The metaverse is an umbrella term for a time when our lives are lived more online than offline.
In many ways, we are all already one foot in the metaverse. With smartphones and the Internet, no matter where you are, you are always connected to a global network of people and information – is that not the metaverse? Americans pick up their phones over 200 times a day and spend an average of 5-6 hours a day looking at them for non-work-related browsing. Moving forwards, development of Web3 will look to draw even more of our attention, money, and time online.
In Web1, users paid to consume company-produced content.
In Web2, companies paid platforms for user attention.
In Web3, users pay other users for content and services via decentralized platforms.
Although this sounds like a positive development for humanity, it’s important to approach this concept with some healthy skepticism. Humans are inevitably greedy beings, and there will always be individuals who leverage the dynamics of the system to generate disproportionate amounts of wealth and power for themselves.
Getting to the Nuts and Bolts
Underpinned by decentralized networks such as blockchains, the digital world will run parallel to our own offline existence and increasingly blur the line between reality.

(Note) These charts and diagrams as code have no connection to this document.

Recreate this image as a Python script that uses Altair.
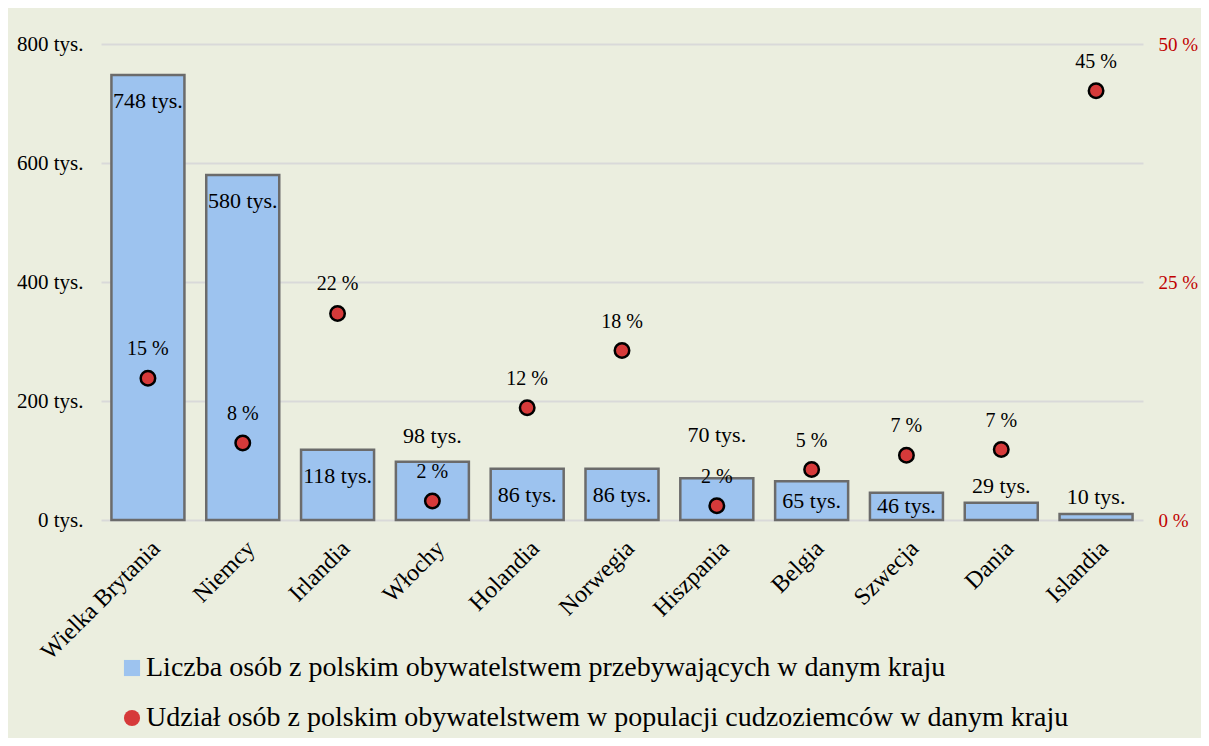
import altair as alt
import pandas as pd

countries = ["Wielka Brytania", "Niemcy", "Irlandia", "Włochy", "Holandia", "Norwegia",
             "Hiszpania", "Belgia", "Szwecja", "Dania", "Islandia"]
counts = [748, 580, 118, 98, 86, 86, 70, 65, 46, 29, 10]          # tys. osób
shares = [14.9, 8.1, 21.7, 2.0, 11.8, 17.8, 1.5, 5.3, 6.8, 7.4, 45.1]  # %
placement = ["top", "top", "top", "above", "top", "top", "far", "mid", "mid", "near", "near"]

S1 = "Liczba osób z polskim obywatelstwem przebywających w danym kraju"
S2 = "Udział osób z polskim obywatelstwem w populacji cudzoziemców w danym kraju"

df = pd.DataFrame({"country": countries, "count": counts, "share": shares, "place": placement})

FONT = "Liberation Serif"
BLUE = "#9dc3ef"
RED = "#d63a3a"

x = alt.X("country:N", sort=countries, title=None,
          scale=alt.Scale(paddingInner=0.23, paddingOuter=0.11),
          axis=alt.Axis(labelAngle=-45, labelFontSize=24, labelFont=FONT, labelColor="black",
                        labelPadding=16, ticks=False, domain=False, grid=False))

def make_legend():
    return alt.Legend(
        title=None, orient="none", legendX=17, legendY=610, direction="vertical",
        labelFont=FONT, labelFontSize=28, labelColor="black", labelLimit=1200,
        symbolSize=260, rowPadding=22, labelOffset=0,
        symbolStrokeColor="#222222", symbolStrokeWidth=2, symbolOpacity=1)

color = alt.Color("series:N", scale=alt.Scale(domain=[S1, S2], range=[BLUE, RED]),
                  legend=make_legend())
shape = alt.Shape("series:N", scale=alt.Scale(domain=[S1, S2], range=["square", "circle"]),
                  legend=make_legend())

yl = alt.Y("count:Q", title=None,
           scale=alt.Scale(domain=[0, 800], nice=False),
           axis=alt.Axis(values=[0, 200, 400, 600, 800], labelExpr="datum.value + ' tys.'",
                         labelFontSize=21, labelFont=FONT, labelColor="black", labelPadding=18,
                         ticks=False, domain=False, grid=True, gridColor="#d9d9d9", gridWidth=2))

base = alt.Chart(df)

bars = base.transform_calculate(series=f"'{S1}'").mark_bar(
    stroke="#6b6b6b", strokeWidth=2.5).encode(x=x, y=yl, color=color)

dy_map = {"top": 26, "above": -26, "far": -43, "near": -17}
bar_text_layers = []
for p, dy in dy_map.items():
    bar_text_layers.append(
        base.transform_filter(f"datum.place === '{p}'").transform_calculate(
            lbl="datum.count + ' tys.'").mark_text(
            font=FONT, fontSize=22, color="black", baseline="middle", dy=dy
        ).encode(x=x, y=alt.Y("count:Q", scale=alt.Scale(domain=[0, 800], nice=False)),
                 text=alt.Text("lbl:N"))
    )
bar_text_layers.append(
    base.transform_filter("datum.place === 'mid'").transform_calculate(
        half="datum.count / 2", lbl="datum.count + ' tys.'").mark_text(
        font=FONT, fontSize=22, color="black", baseline="middle"
    ).encode(x=x, y=alt.Y("half:Q", scale=alt.Scale(domain=[0, 800], nice=False)),
             text=alt.Text("lbl:N"))
)

left = alt.layer(bars, *bar_text_layers)

yr = alt.Y("share:Q", title=None, scale=alt.Scale(domain=[0, 50], nice=False),
           axis=alt.Axis(orient="right", values=[0, 25, 50], labelExpr="datum.value + ' %'",
                         labelFontSize=19, labelFont=FONT, labelColor="#c00000", labelPadding=15,
                         ticks=False, domain=False, grid=False))

points = base.transform_calculate(series=f"'{S2}'").mark_point(
    filled=True, size=210, stroke="black", strokeWidth=2.5, opacity=1
).encode(x=x, y=yr, color=color, shape=shape)

pct_text = base.transform_calculate(lbl="format(datum.share, '.0f') + ' %'").mark_text(
    font=FONT, fontSize=20, color="black", baseline="middle", dy=-29
).encode(x=x, y=alt.Y("share:Q", scale=alt.Scale(domain=[0, 50], nice=False)), text="lbl:N")

right = alt.layer(points, pct_text)

chart = alt.layer(left, right).resolve_scale(y="independent").properties(
    width=1042, height=476,
    autosize=alt.AutoSizeParams(type="none"),
    padding={"left": 93, "top": 36, "right": 58, "bottom": 218},
    background="#ebeedf",
).configure_view(stroke=None)

chart.save("out.html", embed_options={"renderer": "svg", "actions": False})
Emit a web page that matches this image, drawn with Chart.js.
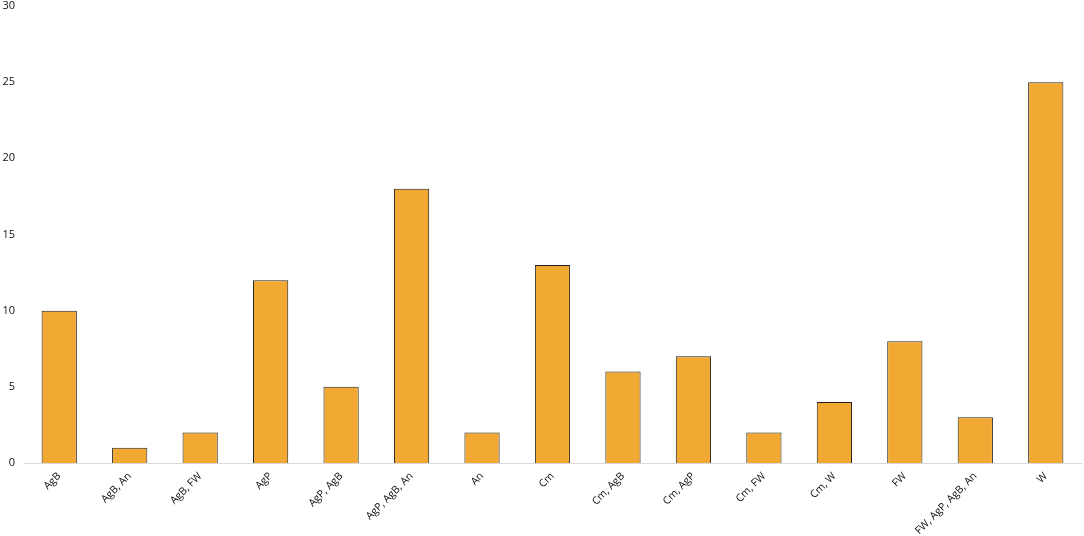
<!DOCTYPE html>
<html>
<head>
<meta charset="utf-8">
<script src="https://cdn.jsdelivr.net/npm/chart.js@4"></script>
<style>
  html, body { margin: 0; padding: 0; background: #fff; }
  #wrap { width: 1084px; height: 536px; }
</style>
</head>
<body>
<div id="wrap"><canvas id="myChart" width="1084" height="536"></canvas></div>
<script>
const categories = ['AgB', 'AgB, An', 'AgB, FW', 'AgP', 'AgP, AgB', 'AgP, AgB, An', 'An', 'Cm',
    'Cm, AgB', 'Cm, AgP', 'Cm, FW', 'Cm, W', 'FW', 'FW, AgP, AgB, An', 'W'];
const counts = [10, 1, 2, 12, 5, 18, 2, 13, 6, 7, 2, 4, 8, 3, 25];
const yTicks = [0, 5, 10, 15, 20, 25, 30];

const canvas = document.getElementById('myChart');
const ctx = canvas.getContext('2d');

let chart = new Chart(ctx, {
    type: 'bar',
    data: {
        labels: categories,
        datasets: [{
            data: counts,
            backgroundColor: '#F2A934',
            borderColor: '#222222',
            borderWidth: 1,
            barPercentage: 0.5,
            categoryPercentage: 1.0
        }]
    },
    options: {
        responsive: false,
        animation: false,
        layout: { padding: { top: 0, right: 3, left: 0, bottom: 0 } },
        plugins: {
            legend: { display: false },
            tooltip: { enabled: false }
        },
        scales: {
            x: {
                grid: { display: false },
                border: { display: true, color: '#D9D9D9', width: 1 },
                ticks: {
                    color: '#111111',
                    font: { family: 'Open Sans', size: 10.5 },
                    minRotation: 45,
                    maxRotation: 45,
                    autoSkip: false,
                    padding: -1
                },
                afterFit: function (axis) {
                    axis.height = 73;
                    axis.paddingTop = 0;
                }
            },
            y: {
                min: 0,
                max: 30,
                grid: { display: false, drawTicks: false },
                border: { display: false },
                afterBuildTicks: function (axis) {
                    axis.ticks = yTicks.map(function (v) { return { value: v }; });
                },
                ticks: {
                    color: '#111111',
                    font: { family: 'Open Sans', size: 11 },
                    padding: 9
                },
                afterFit: function (axis) {
                    axis.width = 24;
                    axis.paddingTop = 6;
                }
            }
        }
    }
});
</script>
</body>
</html>
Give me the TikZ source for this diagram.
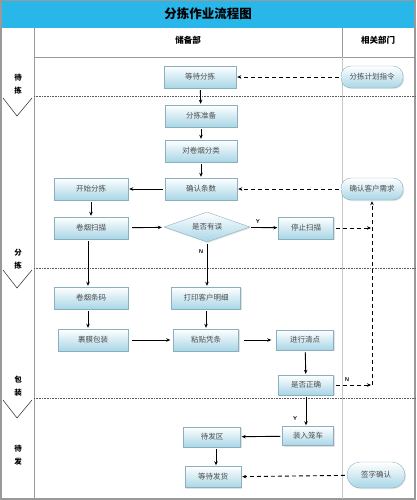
\documentclass[tikz,border=0pt]{standalone}
\usepackage{fontspec}
\newfontfamily\cjk{Noto Sans CJK SC}
\usetikzlibrary{shapes.geometric,shadows,arrows.meta}

\definecolor{titlecyan}{RGB}{41,182,232}
\definecolor{boxline}{RGB}{140,175,192}
\definecolor{boxbottom}{RGB}{168,214,230}
\definecolor{laneline}{RGB}{90,90,90}

\tikzset{
  proc/.style={draw=boxline, top color=white, bottom color=boxbottom,
    minimum height=22pt, inner sep=1pt, font=\cjk\fontsize{7.5}{8}\selectfont, text=black!70,
    drop shadow={shadow xshift=1pt, shadow yshift=-1pt, fill=gray!45}},
  pill/.style={proc, rounded corners=10pt},
  decide/.style={proc, diamond, aspect=2.9, minimum width=86pt, minimum height=30pt, inner sep=0pt},
  flow/.style={-{Stealth[length=4pt,width=3.5pt]}, line width=0.9pt, shorten <=2pt, shorten >=1pt},
  dflow/.style={flow, dashed, dash pattern=on 4pt off 3pt},
  yn/.style={font=\sffamily\bfseries\fontsize{5.5}{6}\selectfont}
}

\begin{document}
\begin{tikzpicture}[x=1pt, y=-1pt]
\useasboundingbox (0,0) rectangle (416,500);

% Titel
\fill[titlecyan] (0,0) rectangle (416,28);
\node (title) at (208,14) {\cjk\bfseries\fontsize{12.5}{13}\selectfont 分拣作业流程图};

% Rahmen und Spalten
\draw[gray!80, line width=1.2pt] (1,0) rectangle (415,499);
\draw[gray!80, line width=1pt] (34,28) -- (34,499);
\draw[gray!80, line width=0.8pt] (34,57) -- (415,57);
\draw[gray!80, line width=0.8pt] (342,28) -- (342,57);
\draw[gray!45, line width=0.8pt] (342,57) -- (342,499);
\node (dept) at (188,40) {\cjk\bfseries\fontsize{8.5}{9}\selectfont 储备部};
\node (other) at (378,40) {\cjk\bfseries\fontsize{8.5}{9}\selectfont 相关部门};

% Bahnen
\foreach \y in {96,268,398} {
    \draw[laneline, line width=0.9pt, dash pattern=on 1pt off 0.6pt] (34,\y) -- (415,\y);
    \draw[black!75, line width=0.6pt] (3,\y+2) -- (17,\y+20) -- (32,\y+2);
}
\foreach \a/\b/\y in {待/拣/78, 分/拣/253, 包/装/380, 待/发/449} {
    \node[font=\cjk\bfseries\fontsize{7.5}{8}\selectfont] at (18,\y) {\a};
    \node[font=\cjk\bfseries\fontsize{7.5}{8}\selectfont] at (18,\y+13) {\b};
}

% Knoten
\node[proc, minimum width=72pt] (wait) at (200,77) {等待分拣};
\node[pill, minimum width=62pt] (plan) at (372,77) {分拣计划指令};
\node[proc, minimum width=72pt] (prep) at (201,116) {分拣准备};
\node[proc, minimum width=72pt] (sort) at (201,151) {对卷烟分类};
\node[proc, minimum width=72pt] (count) at (201,189) {确认条数};
\node[proc, minimum width=74pt] (start) at (91,189) {开始分拣};
\node[pill, minimum width=62pt] (custreq) at (372,189) {确认客户需求};
\node[proc, minimum width=74pt] (scan) at (91,228) {卷烟扫描};
\node[decide] (check) at (207,227) {是否有误};
\node[proc, minimum width=55pt] (stop) at (306,228) {停止扫描};
\node[proc, minimum width=74pt] (code) at (91,298) {卷烟条码};
\node[proc, minimum width=69pt] (print) at (206,298) {打印客户明细};
\node[proc, minimum width=70pt] (wrap) at (93,340) {裹膜包装};
\node[proc, minimum width=65pt] (paste) at (206,340) {粘贴凭条};
\node[proc, minimum width=57pt, minimum height=20pt] (tally) at (305,340) {进行清点};
\node[proc, minimum width=55pt, minimum height=20pt] (correct) at (306,385) {是否正确};
\node[proc, minimum width=51pt, minimum height=19pt] (load) at (308,436) {装入笼车};
\node[proc, minimum width=57pt, minimum height=20pt] (area) at (212,437) {待发区};
\node[proc, minimum width=56pt, minimum height=21pt] (ship) at (213,477) {等待发货};
\node[pill, minimum width=58pt, minimum height=26pt, rounded corners=13pt] (sign) at (376,475) {签字确认};

\coordinate (jstop) at (custreq.south |- stop.east);
\coordinate (jcorr) at (custreq.south |- correct.east);

% Verbindungen
\draw[flow] (wait) -- (prep);
\draw[flow] (prep) -- (sort);
\draw[flow] (sort) -- (count);
\draw[flow] (count) -- (start);
\draw[flow] (start) -- (scan);
\draw[flow, shorten <=4pt, shorten >=3pt] (scan) -- (check);
\draw[flow] (check) -- node[yn, above, pos=0.3] {Y} (stop);
\draw[flow] (check) -- node[yn, left, pos=0.2] {N} (check |- print.north);
\draw[flow] (scan.south -| code.north) ++(-3,0) coordinate (s1) (s1) -- (s1 |- code.north);
\draw[flow] (code.south -| wrap.north) ++(-5,0) coordinate (s2) (s2) -- (s2 |- wrap.north);
\draw[flow] (print) -- (paste);
\draw[flow, shorten <=4pt, shorten >=3pt] (wrap) -- (paste);
\draw[flow, shorten <=5pt, shorten >=5pt] (paste) -- (tally);
\draw[flow] (tally) -- (correct);
\draw[flow] (correct) -- node[yn, left, pos=0.75, xshift=-5pt] {Y} (correct |- load.north);
\draw[flow] (load) -- (area);
\draw[flow] (area.south) ++(4,0) coordinate (s3) (s3) -- (s3 |- ship.north);

% gestrichelte Verbindungen
\draw[dflow] (plan) -- (wait);
\draw[dflow] (custreq) -- (count);
\draw[dflow] (sign) -- (ship);
\draw[dflow] (stop) -- (jstop);
\draw[dflow] (correct) -- node[yn, above, pos=0.35] {N} (jcorr);
\draw[dflow, shorten <=0pt] (jcorr) -- (custreq.south);

\end{tikzpicture}
\end{document}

It’s easy enough to draw a line between our real lives and an online computer game in which we slay dragons and conquer new lands, but developments in Web3 will attempt more and more to imbue realism into these applications, such as object scarcity, permanence, and indisputable ownership.
The more realistic games and the metaverse become, the more we are encouraged to dedicate our time, energy, and attention to cultivating them. Inevitably, the technology will become too sophisticated for the majority to understand, but that has not hindered the adoption of other technologies in the past, such as cars, microwaves, and computers.
Zuck’s supposed vision of headset-wearers dancing around their living room is in many ways a deliberate diversion from the slow and creeping reality of the true metaverse. The headset gives a sense of choice and creates a physical barrier between the real and virtual worlds: if you want to leave, just simply take it off. The reality is a lot more subtle and infinitely more imposing. As the line blurs, we will inevitably fall deeper and deeper into our digital prisons.